John Watt, a PhD student working with Dr Richard Tilley in School of Chemical and Physical Sciences, won the MacDiarmid Young Scientist of the Year and the Prime Minister’s MacDiarmid Emerging Scientist Prize for 2009.
“The prizes have given me great exposure and I look forward to staying on in New Zealand to continue my work” John says.
The Young Scientist competition is run annually and is open to postgraduates undertaking research and involves candidates presenting their work to various audiences, including a high school audience and a panel of five judges. There were 120 entries in 2009.
“My research is focussed on the size and shape control of nanoparticles - we make them in solution using chemical techniques. On the nanoscale, the shape of the particle becomes really important in determining the properties of the material. With silicon for example, just by changing their shape, nanoparticles change from bright blue to bright yellow – right across the colour spectrum.”
John was born and educated in Napier and studied at Massey University before working in Melbourne for two years. He was drawn back to Wellington for the lifestyle and by an interest in Richard Tilley’s nanotechnology research.
“Dr Tilley has been brilliant and a true mentor in terms of what I’ve learned not only about nanoparticle research but also about the ‘business of science’ and how to develop a career in science. I was very pleased to see him recognised with the Easterfield Medal this year too.”

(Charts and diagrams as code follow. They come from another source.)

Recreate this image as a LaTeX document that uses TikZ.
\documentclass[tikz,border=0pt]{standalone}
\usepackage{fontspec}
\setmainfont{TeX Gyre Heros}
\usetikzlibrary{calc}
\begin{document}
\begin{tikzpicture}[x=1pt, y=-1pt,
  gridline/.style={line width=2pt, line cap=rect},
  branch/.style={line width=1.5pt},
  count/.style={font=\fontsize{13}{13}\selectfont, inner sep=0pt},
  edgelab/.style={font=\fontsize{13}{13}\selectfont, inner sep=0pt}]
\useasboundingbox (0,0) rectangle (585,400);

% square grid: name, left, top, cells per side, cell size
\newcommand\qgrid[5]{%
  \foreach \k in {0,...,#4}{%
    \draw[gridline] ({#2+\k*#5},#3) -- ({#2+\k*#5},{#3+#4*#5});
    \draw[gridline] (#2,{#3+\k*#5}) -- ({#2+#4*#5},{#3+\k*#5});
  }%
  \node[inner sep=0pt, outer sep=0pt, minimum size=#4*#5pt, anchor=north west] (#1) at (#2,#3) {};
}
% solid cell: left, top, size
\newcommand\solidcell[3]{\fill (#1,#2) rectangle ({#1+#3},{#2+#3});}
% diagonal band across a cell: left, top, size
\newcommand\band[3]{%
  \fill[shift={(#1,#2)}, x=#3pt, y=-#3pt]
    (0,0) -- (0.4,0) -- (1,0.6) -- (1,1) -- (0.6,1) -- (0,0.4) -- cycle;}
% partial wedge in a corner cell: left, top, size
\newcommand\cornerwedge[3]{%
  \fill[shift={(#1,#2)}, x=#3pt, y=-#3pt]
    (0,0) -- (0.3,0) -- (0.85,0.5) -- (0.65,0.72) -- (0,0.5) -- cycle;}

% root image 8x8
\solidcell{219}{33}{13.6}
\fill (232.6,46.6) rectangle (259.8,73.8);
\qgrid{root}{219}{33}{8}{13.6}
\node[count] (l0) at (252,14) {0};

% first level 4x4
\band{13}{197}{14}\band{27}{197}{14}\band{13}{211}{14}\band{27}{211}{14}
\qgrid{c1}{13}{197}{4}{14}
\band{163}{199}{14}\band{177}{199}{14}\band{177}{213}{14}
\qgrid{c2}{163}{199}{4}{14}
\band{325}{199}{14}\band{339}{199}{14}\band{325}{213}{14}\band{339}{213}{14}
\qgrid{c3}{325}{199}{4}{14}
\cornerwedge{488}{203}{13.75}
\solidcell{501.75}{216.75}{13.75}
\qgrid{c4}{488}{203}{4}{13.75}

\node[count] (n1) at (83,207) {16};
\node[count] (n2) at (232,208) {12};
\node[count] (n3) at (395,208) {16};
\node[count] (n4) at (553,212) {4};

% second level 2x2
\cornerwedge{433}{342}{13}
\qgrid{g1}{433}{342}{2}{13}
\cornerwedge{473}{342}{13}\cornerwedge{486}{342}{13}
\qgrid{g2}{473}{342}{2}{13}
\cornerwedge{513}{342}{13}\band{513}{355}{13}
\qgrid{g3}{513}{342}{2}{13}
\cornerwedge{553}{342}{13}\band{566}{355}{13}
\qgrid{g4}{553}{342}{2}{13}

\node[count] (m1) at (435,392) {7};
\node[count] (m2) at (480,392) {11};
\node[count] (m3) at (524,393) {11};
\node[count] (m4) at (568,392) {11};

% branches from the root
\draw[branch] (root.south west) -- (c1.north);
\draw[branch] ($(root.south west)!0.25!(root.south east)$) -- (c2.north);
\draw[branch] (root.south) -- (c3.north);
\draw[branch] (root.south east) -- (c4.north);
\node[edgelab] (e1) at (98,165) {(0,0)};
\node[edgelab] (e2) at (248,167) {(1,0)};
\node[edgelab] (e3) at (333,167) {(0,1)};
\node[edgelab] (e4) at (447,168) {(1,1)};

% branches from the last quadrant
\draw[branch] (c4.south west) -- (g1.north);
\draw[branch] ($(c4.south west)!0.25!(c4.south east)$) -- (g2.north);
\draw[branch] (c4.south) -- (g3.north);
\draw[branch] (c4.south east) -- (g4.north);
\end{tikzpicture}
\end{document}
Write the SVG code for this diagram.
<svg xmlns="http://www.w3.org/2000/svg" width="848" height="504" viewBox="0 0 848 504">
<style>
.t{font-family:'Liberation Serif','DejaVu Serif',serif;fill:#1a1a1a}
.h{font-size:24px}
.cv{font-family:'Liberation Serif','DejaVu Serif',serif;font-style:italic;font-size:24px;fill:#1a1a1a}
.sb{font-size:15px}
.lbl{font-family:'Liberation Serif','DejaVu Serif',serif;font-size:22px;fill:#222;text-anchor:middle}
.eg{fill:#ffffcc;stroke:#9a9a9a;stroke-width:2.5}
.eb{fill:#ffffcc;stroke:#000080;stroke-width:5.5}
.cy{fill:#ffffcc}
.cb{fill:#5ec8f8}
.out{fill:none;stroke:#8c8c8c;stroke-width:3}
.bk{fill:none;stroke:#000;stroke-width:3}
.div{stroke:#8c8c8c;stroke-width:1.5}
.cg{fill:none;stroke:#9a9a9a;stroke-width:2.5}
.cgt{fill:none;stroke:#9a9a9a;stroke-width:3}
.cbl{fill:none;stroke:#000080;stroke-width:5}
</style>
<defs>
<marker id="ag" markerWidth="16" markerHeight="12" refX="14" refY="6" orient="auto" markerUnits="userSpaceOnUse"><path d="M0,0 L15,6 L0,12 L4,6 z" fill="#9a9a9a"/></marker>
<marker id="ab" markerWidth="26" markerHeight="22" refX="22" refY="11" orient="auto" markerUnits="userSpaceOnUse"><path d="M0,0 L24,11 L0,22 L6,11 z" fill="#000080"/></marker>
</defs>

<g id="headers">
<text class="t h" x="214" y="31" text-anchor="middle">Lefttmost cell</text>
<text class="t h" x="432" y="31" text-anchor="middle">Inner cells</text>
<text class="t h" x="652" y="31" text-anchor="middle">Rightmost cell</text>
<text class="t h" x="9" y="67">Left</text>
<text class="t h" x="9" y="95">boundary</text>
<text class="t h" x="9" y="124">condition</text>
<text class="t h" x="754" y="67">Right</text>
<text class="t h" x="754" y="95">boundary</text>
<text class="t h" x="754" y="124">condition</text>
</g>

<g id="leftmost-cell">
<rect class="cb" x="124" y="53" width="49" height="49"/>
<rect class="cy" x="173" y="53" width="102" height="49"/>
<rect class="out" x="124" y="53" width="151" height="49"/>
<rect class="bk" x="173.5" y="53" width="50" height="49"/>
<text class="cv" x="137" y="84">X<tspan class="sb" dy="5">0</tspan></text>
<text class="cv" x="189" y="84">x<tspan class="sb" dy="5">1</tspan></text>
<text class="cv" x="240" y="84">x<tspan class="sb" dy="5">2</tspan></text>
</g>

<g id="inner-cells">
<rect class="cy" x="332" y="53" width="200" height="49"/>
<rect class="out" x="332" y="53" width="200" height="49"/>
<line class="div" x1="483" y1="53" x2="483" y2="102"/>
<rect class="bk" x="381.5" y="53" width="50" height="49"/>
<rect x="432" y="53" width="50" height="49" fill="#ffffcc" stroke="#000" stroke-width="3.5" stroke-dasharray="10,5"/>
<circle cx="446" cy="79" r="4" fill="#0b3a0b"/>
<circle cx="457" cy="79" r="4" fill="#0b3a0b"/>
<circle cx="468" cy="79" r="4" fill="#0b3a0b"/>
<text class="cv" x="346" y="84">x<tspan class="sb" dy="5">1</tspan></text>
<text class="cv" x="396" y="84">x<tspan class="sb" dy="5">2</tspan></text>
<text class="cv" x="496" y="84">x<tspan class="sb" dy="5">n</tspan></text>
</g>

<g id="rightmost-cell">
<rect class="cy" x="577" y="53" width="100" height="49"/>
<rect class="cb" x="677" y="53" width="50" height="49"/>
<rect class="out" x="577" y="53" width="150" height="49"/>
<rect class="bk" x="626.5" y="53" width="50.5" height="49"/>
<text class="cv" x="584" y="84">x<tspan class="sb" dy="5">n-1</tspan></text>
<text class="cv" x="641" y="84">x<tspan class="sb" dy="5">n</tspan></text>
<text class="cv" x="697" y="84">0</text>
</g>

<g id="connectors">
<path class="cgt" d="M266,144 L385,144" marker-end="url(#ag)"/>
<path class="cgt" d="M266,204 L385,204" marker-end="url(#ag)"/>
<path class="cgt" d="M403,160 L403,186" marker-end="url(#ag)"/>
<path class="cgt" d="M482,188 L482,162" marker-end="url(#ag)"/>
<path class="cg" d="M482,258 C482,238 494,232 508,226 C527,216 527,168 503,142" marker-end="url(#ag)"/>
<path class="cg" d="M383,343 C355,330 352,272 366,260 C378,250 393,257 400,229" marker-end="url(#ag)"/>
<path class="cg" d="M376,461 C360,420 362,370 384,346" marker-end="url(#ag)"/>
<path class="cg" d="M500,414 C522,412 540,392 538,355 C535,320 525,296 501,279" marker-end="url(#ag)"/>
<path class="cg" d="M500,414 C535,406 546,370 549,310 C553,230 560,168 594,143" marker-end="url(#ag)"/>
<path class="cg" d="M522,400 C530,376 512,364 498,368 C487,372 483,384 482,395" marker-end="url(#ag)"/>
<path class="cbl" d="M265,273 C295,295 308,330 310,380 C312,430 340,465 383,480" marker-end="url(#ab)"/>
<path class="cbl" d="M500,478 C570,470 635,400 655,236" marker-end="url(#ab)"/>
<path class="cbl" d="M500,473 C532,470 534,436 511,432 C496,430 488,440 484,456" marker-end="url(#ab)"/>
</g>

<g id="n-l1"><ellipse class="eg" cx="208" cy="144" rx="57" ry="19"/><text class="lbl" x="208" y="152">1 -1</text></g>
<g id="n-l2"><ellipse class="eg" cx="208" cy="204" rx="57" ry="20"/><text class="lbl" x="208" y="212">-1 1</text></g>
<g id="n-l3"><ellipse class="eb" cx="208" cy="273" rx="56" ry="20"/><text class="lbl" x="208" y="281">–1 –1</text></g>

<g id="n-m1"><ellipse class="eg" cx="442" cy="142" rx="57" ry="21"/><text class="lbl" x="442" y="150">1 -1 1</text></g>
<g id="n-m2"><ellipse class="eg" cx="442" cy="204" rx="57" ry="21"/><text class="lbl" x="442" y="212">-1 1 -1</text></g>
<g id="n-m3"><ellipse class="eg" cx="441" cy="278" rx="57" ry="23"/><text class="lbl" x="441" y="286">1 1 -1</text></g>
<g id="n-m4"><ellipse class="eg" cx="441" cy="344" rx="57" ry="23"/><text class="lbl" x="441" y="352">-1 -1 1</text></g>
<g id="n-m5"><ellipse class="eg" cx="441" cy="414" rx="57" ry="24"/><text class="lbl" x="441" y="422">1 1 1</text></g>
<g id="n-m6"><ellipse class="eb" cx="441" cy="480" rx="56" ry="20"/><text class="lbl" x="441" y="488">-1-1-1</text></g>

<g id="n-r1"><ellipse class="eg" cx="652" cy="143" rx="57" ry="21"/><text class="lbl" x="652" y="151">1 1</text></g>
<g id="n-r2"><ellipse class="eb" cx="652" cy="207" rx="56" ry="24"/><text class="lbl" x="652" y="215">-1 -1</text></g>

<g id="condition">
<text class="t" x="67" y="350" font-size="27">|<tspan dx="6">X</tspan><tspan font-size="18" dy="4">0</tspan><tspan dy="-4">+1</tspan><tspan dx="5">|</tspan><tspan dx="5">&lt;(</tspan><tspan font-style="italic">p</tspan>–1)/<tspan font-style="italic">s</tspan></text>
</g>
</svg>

“The School of Chemical and Physical Sciences is very strong. There's some world leading work being done here by some top researchers. The research environment is very supportive and we've got excellent instrumentation available. We're definitely leading the way in solution phase synthesis of nano-particles globally.”
“There are a lot of commercial applications for our research. I'm working on palladium, which is used in car catalytic converters, so my work is directly applicable to that industry. Nanoparticles are also being developed for use as MRI contrast agents and attached to paint particles and used as solar cells for houses. The applications for nanoparticles are immense.”